The bloat issue is gigantic here. The first 150 pages are boring exposition filled where we meet the stock characters (engineer with Scots accent, plucky female aristo along for the ride, young dashing military commander) and learn about the painfully uninteresting world of the future. Once we meet the aliens, known as Moties, it takes many more pages before we learn anything about the society. There are many portentous allusions to things the Moties don't want the humans to learn. It takes so long to get to the revelations, that I really didn't care once I read about them.

All this padding would be fine if Niven and Pournelle had provided a rich world to explore. No such luck. While the initial concept is interesting ( US and USSR unite, colonize space, have a civil war, new empire tries to pick up the pieces) it quickly devolves into cutting and pasting from 19th century Britain.

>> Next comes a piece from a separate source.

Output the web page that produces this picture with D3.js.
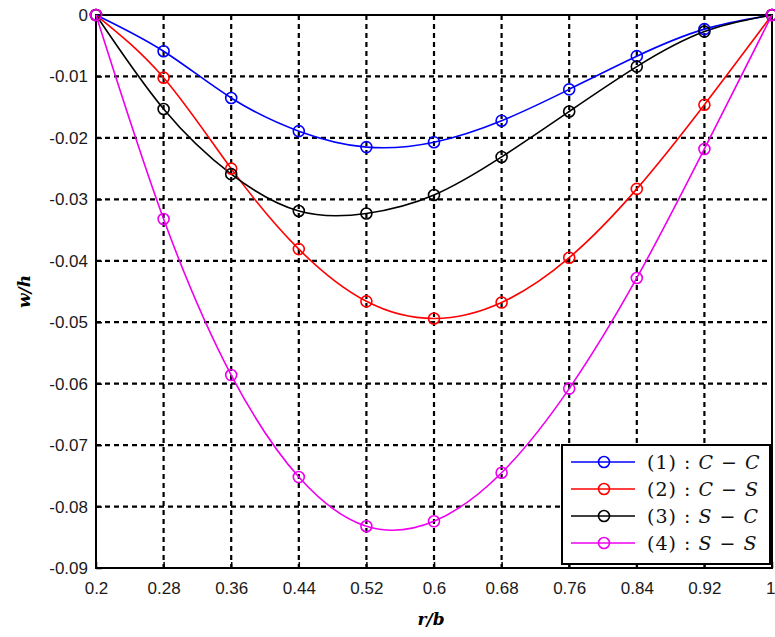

The navy is straight from Horatio Hornblower, with officers named sailing master and teenage midshipman running crew sections.

The Church (which is Catholic, a bit odd given the leading space powers were largely Protestant and Orthodox) is clearly more powerful, without serving any narrative purpose. Has the Church followed its social justice wing or become a rival power center to create challenges for the elite? Has the theology created cultural restraints on the development of technology or society? No and No. All the more galling the Church apparently hasn't changed much at all in a millennium.

There is a decent story about alien contact amongst all its problems, but it is such a short part of the book, it is probably not worth working your way through to find it. As the humans encounter the Moties, they learn that the society could threaten human society. The debate concerns the means by which they must deal with it. The viewpoints expressed nicely describe the classical realist view of politics. Alien first contact follows similar rules and problems as seen in foreign relations. What makes a country a threat? How do you manage threats? What is the purpose of interacting with other societies at all? The book has some interesting, if one-sided, things to say about this, but you have to wade through hundreds of pages of crap to get there. If you are looking for a classic to discover, beware this one.